La Federazione Italiana per il Superamento dell’Handicap ben prima della sua costruzione aveva denunciato il fatto che il Ponte di Calatrava fosse un monumento all’esclusione.
Se il costosissimo quarto ponte sul Canal Grande deve rappresentare l’eredità culturale dell’epoca in cui è costruito, al pari di ogni altra opera dei secoli scorsi, esso testimonia innegabilmente una cultura di esclusione. Infatti un’opera civile che tradisce le esigenze della comunità a cui si rivolge è un errore progettuale, una violazione del diritto umano alla partecipazione la cui responsabilità è parimenti distribuita fra progettisti e decisori politici che si sono alternati in questi anni. Atti tanto più gravi perché si consumano a Venezia, un patrimonio dell’Umanità intera.
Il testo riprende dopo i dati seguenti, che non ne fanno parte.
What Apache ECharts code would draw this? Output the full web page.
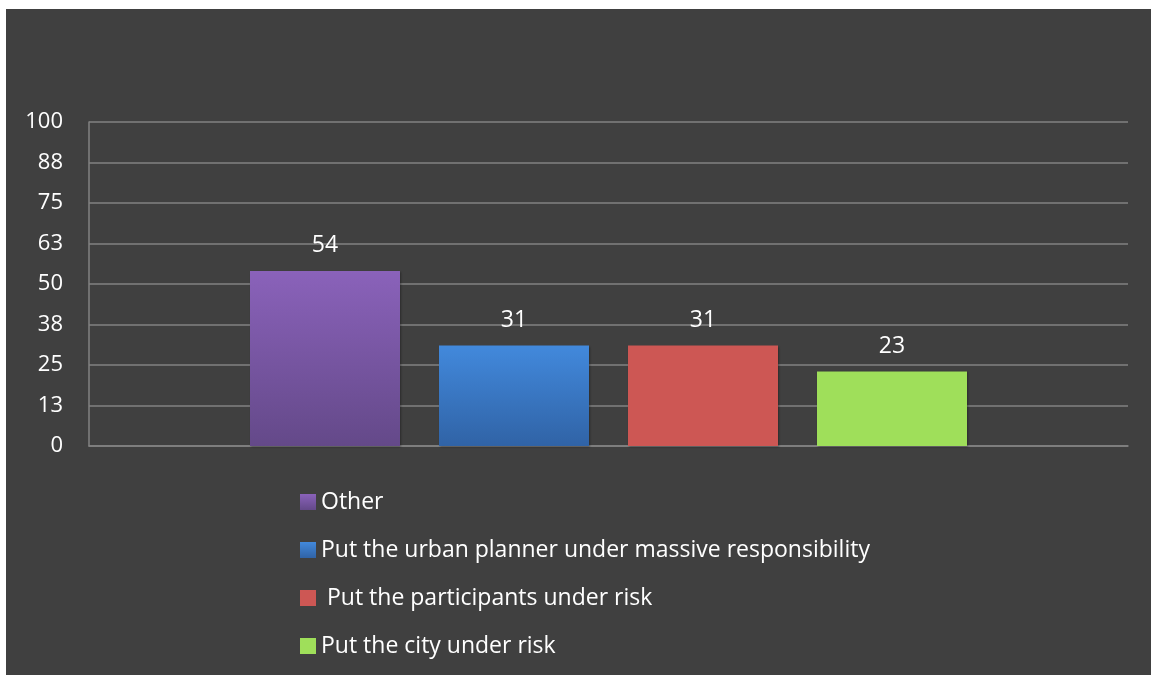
<!DOCTYPE html>
<html>
<head>
<meta charset="utf-8">
<script src="https://cdn.jsdelivr.net/npm/echarts@6/dist/echarts.min.js"></script>
<style>
  html, body { margin: 0; padding: 0; background: #ffffff; }
  #chart { position: absolute; left: 6px; top: 9px; width: 1145px; height: 666px; background: #404040; }
</style>
</head>
<body>
<div id="chart"></div>
<script>
// Survey answers, one bar per answer
const seriesNames = [
  'Other',
  'Put the urban planner under massive responsibility',
  ' Put the participants under risk',
  'Put the city under risk'
];
const seriesValues = [54, 31, 31, 23];
const categories = [''];

// Fill colours for each bar: [top, bottom]
const barColors = [
  ['#8a62ba', '#644989'],
  ['#4289dc', '#3063a6'],
  ['#cd5754', '#cd5754'],
  ['#9fdf5a', '#9fdf5a']
];

const FONT = '"Open Sans", sans-serif';

const chart = echarts.init(document.getElementById('chart'));

const series = seriesNames.map((name, i) => ({
  name: name,
  type: 'bar',
  barWidth: 150,
  barGap: '26%',
  data: [seriesValues[i]],
  itemStyle: {
    color: new echarts.graphic.LinearGradient(0, 0, 0, 1, [
      { offset: 0, color: barColors[i][0] },
      { offset: 1, color: barColors[i][1] }
    ]),
    shadowColor: 'rgba(0,0,0,0.35)',
    shadowBlur: 2,
    shadowOffsetX: 1,
    shadowOffsetY: 1
  },
  label: {
    show: true,
    position: 'top',
    distance: 14,
    color: '#ffffff',
    fontFamily: FONT,
    fontSize: 23
  }
}));

chart.setOption({
  backgroundColor: '#404040',
  animation: false,
  grid: { left: 83, right: 23, top: 113, bottom: 229, containLabel: false },
  legend: {
    orient: 'vertical',
    left: 294,
    top: 481,
    padding: 0,
    itemWidth: 16,
    itemHeight: 16,
    itemGap: 24,
    icon: 'rect',
    selectedMode: false,
    textStyle: { color: '#ffffff', fontFamily: FONT, fontSize: 23, lineHeight: 24 },
    data: seriesNames
  },
  xAxis: {
    type: 'category',
    data: categories,
    axisLine: { show: true, lineStyle: { color: '#828282', width: 1.5 } },
    axisTick: { show: false },
    axisLabel: { show: false }
  },
  yAxis: {
    type: 'value',
    min: 0,
    max: 100,
    interval: 12.5,
    axisLine: { show: true, lineStyle: { color: '#828282', width: 1.5 } },
    axisTick: { show: false },
    splitLine: { show: true, lineStyle: { color: '#828282', width: 1.5 } },
    axisLabel: {
      color: '#ffffff',
      fontFamily: FONT,
      fontSize: 22,
      margin: 26,
      formatter: v => String(Math.round(v))
    }
  },
  series: series
});
</script>
</body>
</html>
Quel Ponte, pur costruito nel XXI secolo, è inaccessibile alle persone con disabilità, di difficile percorribilità per anziani e per chiunque altro, complici i materiali sdrucciolevoli con cui è realizzato, l’alternante lunghezza delle pedate dei gradini che costringono ad innaturali cambi di passo, le scarse differenze cromatiche: il contrario della progettazione universale, come FISH ripete da anni. Lo dimostrano le frequenti cadute poi oggetto di richiesta di indennizzo al Comune di Venezia.
Di fronte a tali evidenze – mai ammesse formalmente – si è deciso di adottare una soluzione assurda sotto il profilo tecnico e non solo: l’ovovia. Contro di essa la FISH si era espressa in modo contrarissimo giudicandola inutile, dai costi ingiustificati, disagevole, di difficile manutenzione, a rischio costante di blocco. Il Comune ha proseguito imperterrito verso quella soluzione, ignorando caparbiamente i suggerimenti delle organizzazioni delle persone con disabilità salvo poi scontrarsi con l’evidenza dei fatti.
Oggi siamo all’esito finale: l’ovovia può essere smantellata dal Comune senza correre il rischio di una denuncia per danno erariale. E quindi, ad un costo (solo stimato, poi si vedrà) di 40.000 euro – a carico dei cittadini – l’ovovia sarà rottamata.
Su questa vicenda la FISH formula oggi una proposta culturale e politica (a costo zero).
L’ovovia – disattivata, portata al centro della campata, illuminata – rimanga lì dove si trova. Vi resti quale monito all’esclusione, quale modello negativo di ciò che non bisogna fare per garantire l’inclusione delle persone con disabilità e per il bene comune. Rimanga e ne venga evidenziata la storia e gli errori: sarebbe profondamente educativo per tanti progettisti, per tanti decisori politici, per tanti cittadini.
Al contempo, con un orgoglioso sussulto di cittadinanza, chiediamo che anche la toponomastica divenga coerente ai fatti. La denominazione “Ponte della Costituzione” è un insulto alla Carta costituzionale che è alla base della convivenza civile del nostro Paese ed è uno schiaffo all’articolo 3 della stessa Costituzione che dal 1948 ci rammenta che tutti i cittadini sono uguali. Si cambi il nome di quel Ponte, per rispetto ai cittadini, per rispetto alla Costituzione.